• OBJECTIVE
Leave the pictures out and retype the lines from the beginning through the line with "0.925, 0.910, 0.905]", both ends included.

• SOURCE EXCERPT
==*==
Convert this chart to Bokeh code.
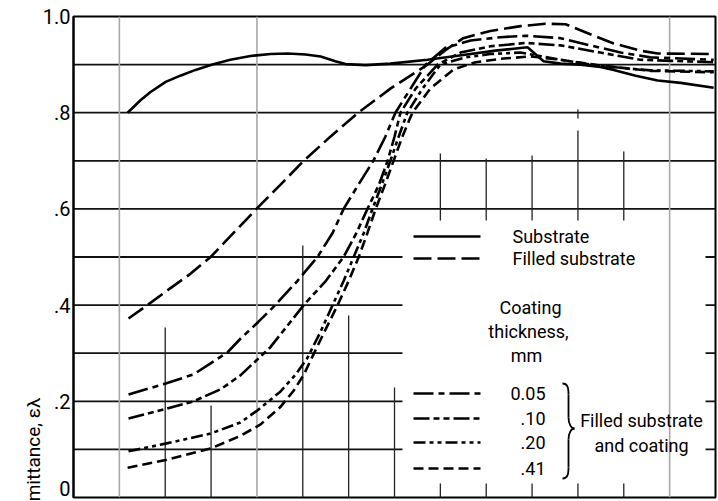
from bokeh.plotting import figure
from bokeh.models import Range1d, FixedTicker, Label, Title
from bokeh.embed import file_html
from bokeh.resources import INLINE

FONT = "Roboto"

# ---------------- data (x in grid divisions, y = spectral emittance) ----------------
sub_x = [1.18, 1.46, 1.68, 2.01, 2.33, 2.66, 3.03, 3.42, 3.86, 4.30, 4.67, 5.06, 5.39, 5.71, 5.93,
         6.37, 6.91, 7.72, 8.50, 9.20, 9.60, 9.90, 10.07, 10.25, 10.62, 11.06, 11.49, 11.78, 12.26,
         12.74, 13.24, 13.96]
sub_y = [0.800, 0.826, 0.843, 0.864, 0.877, 0.889, 0.900, 0.910, 0.918, 0.922, 0.923, 0.921, 0.917,
         0.907, 0.901, 0.899, 0.902, 0.910, 0.920, 0.929, 0.933, 0.936, 0.922, 0.907, 0.902, 0.900,
         0.895, 0.889, 0.877, 0.867, 0.862, 0.852]

fill_x = [1.20, 1.61, 2.01, 2.55, 2.99, 3.49, 3.99, 4.51, 5.02, 5.60, 6.21, 6.91, 7.72, 8.11, 8.50,
          9.09, 9.75, 10.29, 10.73, 11.27, 11.78, 12.36, 12.74, 13.96]
fill_y = [0.372, 0.400, 0.428, 0.465, 0.500, 0.550, 0.600, 0.650, 0.700, 0.750, 0.800, 0.850, 0.900,
          0.930, 0.955, 0.970, 0.980, 0.985, 0.984, 0.963, 0.944, 0.929, 0.923, 0.922]

c05_x = [1.20, 2.01, 2.62, 2.99, 3.36, 3.64, 4.03, 4.40, 4.88, 5.32, 5.65, 5.89, 6.21, 6.54, 6.80,
         7.02, 7.35, 7.68, 8.11, 8.66, 9.31, 9.86, 10.62, 11.27, 11.93, 12.58, 13.96]
c05_y = [0.214, 0.237, 0.256, 0.279, 0.302, 0.330, 0.365, 0.400, 0.450, 0.500, 0.550, 0.600, 0.650,
         0.700, 0.750, 0.800, 0.850, 0.900, 0.935, 0.950, 0.957, 0.960, 0.955, 0.940, 0.925, 0.915,
         0.910]

c10_x = [1.20, 2.01, 2.62, 3.21, 3.64, 4.29, 5.02, 5.50, 5.89, 6.17, 6.41, 6.66, 6.85, 7.00,
         7.13, 7.46, 7.94, 8.44, 9.09, 9.86, 10.62, 11.49, 12.36, 13.96]
c10_y = [0.164, 0.184, 0.200, 0.225, 0.254, 0.312, 0.400, 0.450, 0.500, 0.550, 0.600, 0.650,
         0.700, 0.750, 0.800, 0.850, 0.900, 0.925, 0.938, 0.945, 0.940, 0.925, 0.910, 0.905]

c20_x = [1.20, 2.01, 2.99, 3.64, 4.01, 4.51, 4.84, 5.10, 5.39, 5.65, 5.89, 6.11, 6.33, 6.52, 6.72,
         6.91, 7.09, 7.28, 7.61, 8.00, 8.55, 9.09, 9.75, 10.62, 11.49, 12.58, 13.96]
c20_y = [0.096, 0.112, 0.133, 0.156, 0.181, 0.220, 0.255, 0.290, 0.345, 0.400, 0.450, 0.500, 0.550,
         0.600, 0.650, 0.700, 0.750, 0.800, 0.850, 0.900, 0.915, 0.922, 0.925, 0.910, 0.897, 0.888,
         0.886]

c41_x = [1.18, 2.01, 2.99, 3.64, 4.08, 4.51, 4.80, 5.02, 5.21, 5.50, 5.76, 6.00, 6.22, 6.41, 6.59,
         6.79, 6.98, 7.17, 7.39, 7.78, 8.29, 8.77, 9.31, 9.97, 10.62, 11.49, 12.58, 13.96]
c41_y = [0.062, 0.078, 0.102, 0.128, 0.152, 0.188, 0.222, 0.255, 0.293, 0.350, 0.400, 0.450, 0.500,
         0.550, 0.600, 0.650, 0.700, 0.750, 0.800, 0.850, 0.890, 0.905, 0.912, 0.917, 0.910, 0.898,
         0.887, 0.884]

y_ticks = [0.019, 0.2, 0.4, 0.6, 0.8, 1.0]
y_tick_labels = ["0", ".2", ".4", ".6", ".8", "1.0"]
y_title = "Spectral emittance, \u03b5\u03bb"
coat_labels = ["0.05", ".10", ".20", ".41"]

# ---------------- figure ----------------
W, H = 718, 501
L, R, T, B = 73, 3, 16, 4
X0, X1 = 0.0, 14.0
p = figure(width=W, height=H, output_backend="svg", toolbar_location=None,
           x_range=Range1d(X0, X1), y_range=Range1d(0, 1),
           x_axis_location=None, min_border_left=L, min_border_right=R,
           min_border_top=T, min_border_bottom=B)
p.grid.visible = False
p.background_fill_color = "white"
p.border_fill_color = "white"
p.outline_line_color = "black"
p.outline_line_width = 2

ax = p.yaxis[0]
ax.ticker = FixedTicker(ticks=y_ticks)
ax.major_label_overrides = {t: s for t, s in zip(y_ticks, y_tick_labels)}
ax.major_tick_line_color = None
ax.major_tick_out = 0
ax.major_tick_in = 0
ax.minor_tick_line_color = None
ax.minor_tick_out = 0
ax.minor_tick_in = 0
ax.axis_line_width = 2
ax.major_label_standoff = 3
ax.major_label_text_font = FONT
ax.major_label_text_font_size = "20px"
ax.major_label_text_color = "black"

p.add_layout(Title(text=y_title, align="right", offset=381, standoff=-10,
                   text_font=FONT, text_font_size="19px", text_font_style="normal",
                   text_color="black"), "left")

# pixel -> data helpers (frame: x 73..715, y 16..497 in the image)
fx0, fx1, fy0, fy1 = 73.0, 715.0, 16.0, 497.0
def dx(px):
    return X0 + (px - fx0) / (fx1 - fx0) * (X1 - X0)
def dy(py):
    return (fy1 - py) / (fy1 - fy0)

# ---------------- grid ----------------
hx0, hx1, hy = [], [], []
for k in range(1, 10):
    yv = k / 10
    if yv <= 0.5:
        hx0 += [X0, dx(705)]
        hx1 += [dx(402), X1]
        hy += [yv, yv]
    else:
        hx0.append(X0); hx1.append(X1); hy.append(yv)
p.segment(x0=hx0, y0=hy, x1=hx1, y1=hy, line_color="#111111", line_width=1.8)

for k in (1, 4, 13):
    p.segment(x0=[k], y0=[0], x1=[k], y1=[1], line_color="#a8a8a8", line_width=1.6)
vsegs = [(2, 0, dy(327)), (3, 0, dy(405)), (5, 0, dy(245)), (6, 0, dy(315)), (7, 0, dy(387)),
         (8, dy(220), dy(153)), (9, dy(220), dy(158)), (10, dy(220), dy(155)), (11, dy(220), dy(130)),
         (12, dy(220), dy(151)),
         (8, 0, dy(483)), (9, 0, dy(483)), (10, 0, dy(483)), (11, 0, dy(483)), (12, 0, dy(483)),
         (11, dy(118), dy(109))]
p.segment(x0=[v[0] for v in vsegs], y0=[v[1] for v in vsegs],
          x1=[v[0] for v in vsegs], y1=[v[2] for v in vsegs],
          line_color="#222222", line_width=1.3)

# ---------------- curves ----------------
LW = 2.6
styles = {
    "sub": "solid",
    "fill": "18 6",
    "c05": "20 5 6 5",
    "c10": "16 4 6 4 6 4",
    "c20": "12 4 4 4 4 4",
    "c41": "10 5",
}
p.line(sub_x, sub_y, line_color="black", line_width=LW, line_dash=styles["sub"])
p.line(fill_x, fill_y, line_color="black", line_width=LW, line_dash=styles["fill"])
p.line(c05_x, c05_y, line_color="black", line_width=LW, line_dash=styles["c05"])
p.line(c10_x, c10_y, line_color="black", line_width=LW, line_dash=styles["c10"])
p.line(c20_x, c20_y, line_color="black", line_width=LW, line_dash=styles["c20"])
p.line(c41_x, c41_y, line_color="black", line_width=LW, line_dash=styles["c41"])

# ---------------- legend (drawn manually) ----------------
def txt(px, py, s, align="left", size="18px"):
    p.add_layout(Label(x=dx(px), y=dy(py), text=s, text_align=align, text_baseline="middle",
                       text_font=FONT, text_font_size=size, text_color="black"))

lx0, lx1 = dx(413), dx(480)
leg_rows = [(236, "sub", "Substrate"), (258, "fill", "Filled substrate")]
for py, key, s in leg_rows:
    p.line([lx0, lx1], [dy(py), dy(py)], line_color="black", line_width=LW, line_dash=styles[key])
    txt(512, py, s)

txt(530, 307, "Coating", align="center")
txt(528, 331, "thickness,", align="center")
txt(526, 355, "mm", align="center")

coat_rows = [(393, "c05"), (418, "c10"), (442, "c20"), (468, "c41")]
for (py, key), s in zip(coat_rows, coat_labels):
    p.line([lx0, lx1], [dy(py), dy(py)], line_color="black", line_width=LW, line_dash=styles[key])
    txt(545, py, s, align="right")

# brace
bz = [((562, 383), (568, 394), (567, 383), (568, 387)),
      ((568, 417), (574, 428), (568, 424), (571, 428)),
      ((574, 428), (568, 439), (571, 428), (568, 432)),
      ((568, 467), (562, 478), (568, 474), (567, 478))]
p.bezier(x0=[dx(b[0][0]) for b in bz], y0=[dy(b[0][1]) for b in bz],
         x1=[dx(b[1][0]) for b in bz], y1=[dy(b[1][1]) for b in bz],
         cx0=[dx(b[2][0]) for b in bz], cy0=[dy(b[2][1]) for b in bz],
         cx1=[dx(b[3][0]) for b in bz], cy1=[dy(b[3][1]) for b in bz],
         line_color="black", line_width=1.8)
p.segment(x0=[dx(568), dx(568)], y0=[dy(394), dy(439)], x1=[dx(568), dx(568)], y1=[dy(417), dy(467)],
          line_color="black", line_width=1.8)

txt(641, 420, "Filled substrate", align="center")
txt(641, 445, "and coating", align="center")

open("out.html", "w").write(file_html(p, INLINE))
==*==
• EXERCISE RESULT
Convert this chart to Bokeh code.
from bokeh.plotting import figure
from bokeh.models import Range1d, FixedTicker, Label, Title
from bokeh.embed import file_html
from bokeh.resources import INLINE

FONT = "Roboto"

# ---------------- data (x in grid divisions, y = spectral emittance) ----------------
sub_x = [1.18, 1.46, 1.68, 2.01, 2.33, 2.66, 3.03, 3.42, 3.86, 4.30, 4.67, 5.06, 5.39, 5.71, 5.93,
         6.37, 6.91, 7.72, 8.50, 9.20, 9.60, 9.90, 10.07, 10.25, 10.62, 11.06, 11.49, 11.78, 12.26,
         12.74, 13.24, 13.96]
sub_y = [0.800, 0.826, 0.843, 0.864, 0.877, 0.889, 0.900, 0.910, 0.918, 0.922, 0.923, 0.921, 0.917,
         0.907, 0.901, 0.899, 0.902, 0.910, 0.920, 0.929, 0.933, 0.936, 0.922, 0.907, 0.902, 0.900,
         0.895, 0.889, 0.877, 0.867, 0.862, 0.852]

fill_x = [1.20, 1.61, 2.01, 2.55, 2.99, 3.49, 3.99, 4.51, 5.02, 5.60, 6.21, 6.91, 7.72, 8.11, 8.50,
          9.09, 9.75, 10.29, 10.73, 11.27, 11.78, 12.36, 12.74, 13.96]
fill_y = [0.372, 0.400, 0.428, 0.465, 0.500, 0.550, 0.600, 0.650, 0.700, 0.750, 0.800, 0.850, 0.900,
          0.930, 0.955, 0.970, 0.980, 0.985, 0.984, 0.963, 0.944, 0.929, 0.923, 0.922]

c05_x = [1.20, 2.01, 2.62, 2.99, 3.36, 3.64, 4.03, 4.40, 4.88, 5.32, 5.65, 5.89, 6.21, 6.54, 6.80,
         7.02, 7.35, 7.68, 8.11, 8.66, 9.31, 9.86, 10.62, 11.27, 11.93, 12.58, 13.96]
c05_y = [0.214, 0.237, 0.256, 0.279, 0.302, 0.330, 0.365, 0.400, 0.450, 0.500, 0.550, 0.600, 0.650,
         0.700, 0.750, 0.800, 0.850, 0.900, 0.935, 0.950, 0.957, 0.960, 0.955, 0.940, 0.925, 0.915,
         0.910]

c10_x = [1.20, 2.01, 2.62, 3.21, 3.64, 4.29, 5.02, 5.50, 5.89, 6.17, 6.41, 6.66, 6.85, 7.00,
         7.13, 7.46, 7.94, 8.44, 9.09, 9.86, 10.62, 11.49, 12.36, 13.96]
c10_y = [0.164, 0.184, 0.200, 0.225, 0.254, 0.312, 0.400, 0.450, 0.500, 0.550, 0.600, 0.650,
         0.700, 0.750, 0.800, 0.850, 0.900, 0.925, 0.938, 0.945, 0.940, 0.925, 0.910, 0.905]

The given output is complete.